They were twenty years old in 1949 with the victory of Mao Zedong, they get older, their numbers are decreasing …. Xinran , who has published an international success ” The good women of China “, has confessed this generation in her book “Memories of China ” (translated into English as “China Witness” (2)) and which has just been published in France as a paperback( 1)
I met Xinran twice for an interview and I appreciate her efforts to present in a simple way and without political bias, complex subjects. One should underline also her sense of humor and her willingness to try to fill a bit of the ignorance of Europeans towards China and its culture. “Memories of China “, published in 2010, sold much less in France than ” The good women of China ” or ” Sky Burial “, but it is a book that deserves attention.
“The voice of a silent generation “
More a journalist than a novelist, as she was able to explain it to us three years ago, Xinran wanted to record “ emotional reactions related to the dramatic changes of the last century. “
Twenty interviews selected in different provinces and for most of them “ordinary people” , some are exceptional but they are not celebrities . Craftsmen, manufacturers of lanterns , alongside witnesses of history (from the Long March or the Xinjiang prisons) or observers from the police, the justice or the military .
This ” oral history ” does not try to be a representative sample; Xinran honors the dignity of this generation and their very difficult living conditions. The sacrifice of the grandparents made the exceptional development of the country possible. They all explain that the period following 1949 was a positive change despite the political abuses, despite very hard work which often led to sacrifice family life and relationship with children. Of course, children and grandchildren tend to mock the ideals of this generation which is far from the obsession of the younger generation with purchases and fashion.

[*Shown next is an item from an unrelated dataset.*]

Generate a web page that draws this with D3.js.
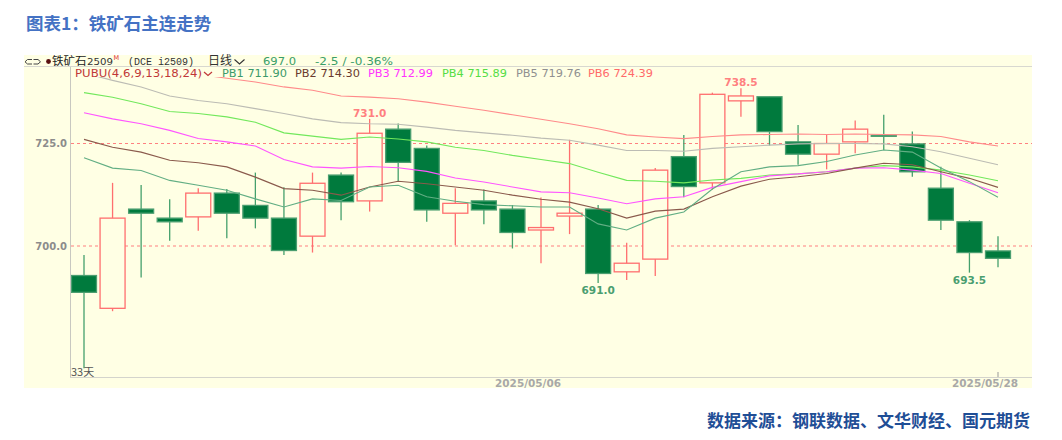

With Xinran a lot of empathy, interest and respect for the interviews and the will to have them really speak up because ” in China nobody believes that countrymen can be pushed to tell the truth .” She sticks to her opinion: “The Chinese have not managed to escape three millennia of totalitarian imperialism, nor to that of a 20th century of chaos, violence and oppression. This still prevents them to speak freely without fear of reprisal by the authorities. “
The image of Mao Zedong :
Xinran positions are clear but she does not shy away from the debate and a number of speakers specially the peasants regret the leader who ” has redistributed land ” … ” Thanks to him, the citizens had free access to housing, education and medical care.” In addition, ” Mao Zedong gave back dignity to the Chinese people after the Opium War .”
Some stories are very exciting with little-known episodes and specially the colonization in the 1950s of the Xinjiang province by hundreds of thousands of Kuomintang prisoners or from reeducation camps through labor under the supervision of the army. A “Building Organization”, “a specialized social organization, administered from the central government” was responsible for the development of this province. One can not help thinking that the methods have not changed much since, for example, the colonization by the imperial armies of Miao countries in Hunan and Guizhou provinces.
It is a pity that the author did not succeed in reducing the size of the book by deleting some interviews or related documents. Previous books of this kind published in France are much more concise like “The Peking Man” by Zhang Xinxin ( Actes Sud 1992) or “The Empire of the Absurd ” ( Bleu de Chine 2001) written with great talent by Feng Jicai after the Cultural Revolution; a character she likes because “he does not limit himself to writing a book, he makes you think .”
(1) Xinran – “Memory of China, the voice of a silent generation” , translated into French from the Chinese by Prune Cornet . Editions Philippe Picquier 2014 – 720 pages 12.50 eur
(2) Xinran-« China Witness, voices from a silent generation », translated from the Chinese by Esther Tyldesley, Nicky Harman and Julia Lovell. Chatto & Windus, 2008.